Chinese-speaking Pepper was introduced into two banks and an insurance company in the capital Taipei, dancing to music, playing with children in lobbies and leading staff aerobics sessions.
The pint-size white automatons are designed to flatter queueing customers, declaring: "It's my honour to serve you".
Skilled in public relations, they guess clients' ages at far lower than reality.
Then they move in for the kill, providing information on financial products and encouraging customers to go to company websites and sales staff for information.
Cathay Life Insurance, Taiwan's biggest insurer, introduced its first Pepper into its Taipei branch Thursday.

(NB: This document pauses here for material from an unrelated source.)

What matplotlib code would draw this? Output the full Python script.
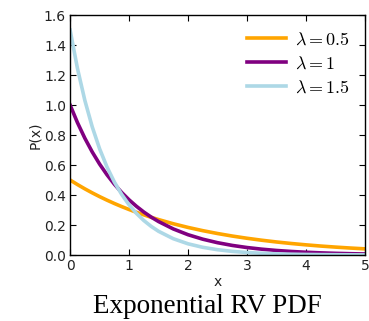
import matplotlib
matplotlib.use("Agg")
import matplotlib.pyplot as plt

x = [0, 0.125, 0.25, 0.375, 0.5, 0.625, 0.75, 0.875, 1.0, 1.125, 1.25, 1.375, 1.5,
     1.75, 2.0, 2.25, 2.5, 2.75, 3.0, 3.25, 3.5, 3.75, 4.0, 4.25, 4.5, 4.75, 5.0]
p_05 = [0.5, 0.4697, 0.4412, 0.4145, 0.3894, 0.3658, 0.3436, 0.3228, 0.3033, 0.2849, 0.2676, 0.2514, 0.2362,
        0.2084, 0.1839, 0.1623, 0.1433, 0.1264, 0.1116, 0.0985, 0.0869, 0.0767, 0.0677, 0.0597, 0.0527, 0.0465, 0.0410]
p_10 = [1.0, 0.8825, 0.7788, 0.6873, 0.6065, 0.5353, 0.4724, 0.4169, 0.3679, 0.3247, 0.2865, 0.2528, 0.2231,
        0.1738, 0.1353, 0.1054, 0.0821, 0.0639, 0.0498, 0.0388, 0.0302, 0.0235, 0.0183, 0.0143, 0.0111, 0.0087, 0.0067]
p_15 = [1.5, 1.2435, 1.0309, 0.8547, 0.7085, 0.5874, 0.4870, 0.4037, 0.3347, 0.2775, 0.2300, 0.1907, 0.1581,
        0.1087, 0.0747, 0.0513, 0.0353, 0.0242, 0.0167, 0.0114, 0.0079, 0.0054, 0.0037, 0.0025, 0.0018, 0.0012, 0.0008]
labels = [r'$\lambda=0.5$', r'$\lambda=1$', r'$\lambda=1.5$']
colors = ['orange', 'purple', 'lightblue']
x_ticks = [0, 1, 2, 3, 4, 5]
y_ticks = [0.0, 0.2, 0.4, 0.6, 0.8, 1.0, 1.2, 1.4, 1.6]

plt.rcParams['mathtext.fontset'] = 'cm'
fig = plt.figure(figsize=(3.69, 3.21), dpi=100)
ax = fig.add_axes([0.19, 0.2056, 0.799, 0.7474])
for ys, lab, c in zip([p_05, p_10, p_15], labels, colors):
    ax.plot(x, ys, color=c, lw=2.6, label=lab)
ax.set_xlim(0, 5)
ax.set_ylim(0, 1.6)
ax.set_xticks(x_ticks)
ax.set_yticks(y_ticks)
ax.set_yticklabels([f'{v:.1f}' for v in y_ticks])
ax.tick_params(direction='in', top=True, right=True, length=4, labelsize=10, pad=3,
               labelcolor='#222222')
ax.set_xlabel('x', fontsize=10, labelpad=1, color='#222222')
ax.set_ylabel('P(x)', fontsize=10, labelpad=1, color='#222222')
ax.legend(loc='upper right', frameon=False, fontsize=13, handlelength=2.2, handletextpad=0.45,
          borderaxespad=0.45, labelspacing=0.33)
for s in ax.spines.values():
    s.set_linewidth(1.0)
fig.text(0.562, 0.045, 'Exponential RV PDF', family='Liberation Serif', fontsize=19.5,
         ha='center', va='center')
fig.savefig('out.png', dpi=100)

The firm plans to have 10 robots island-wide, but stressed that Pepper is meant to supplement its human colleagues, not sideline them.
"Pepper's job is to greet customers and introduce products to make the wait for services less boring," said Rachel Wang, the insurer's executive vice president.
"We hope it can do more in the future, but it definitely won't replace our staff," she said.
Standing 120-centimetres (four-foot) tall, the robot was first unveiled by Japanese mobile carrier SoftBank in 2014, whose French arm Aldebaran developed the technology.
Pepper has a wide-eyed face perched on top of a white plastic body, with rollers and what looks like a tablet computer on its chest showing its name.
The robots have already been introduced into other workplaces around the world, including in Japan and France.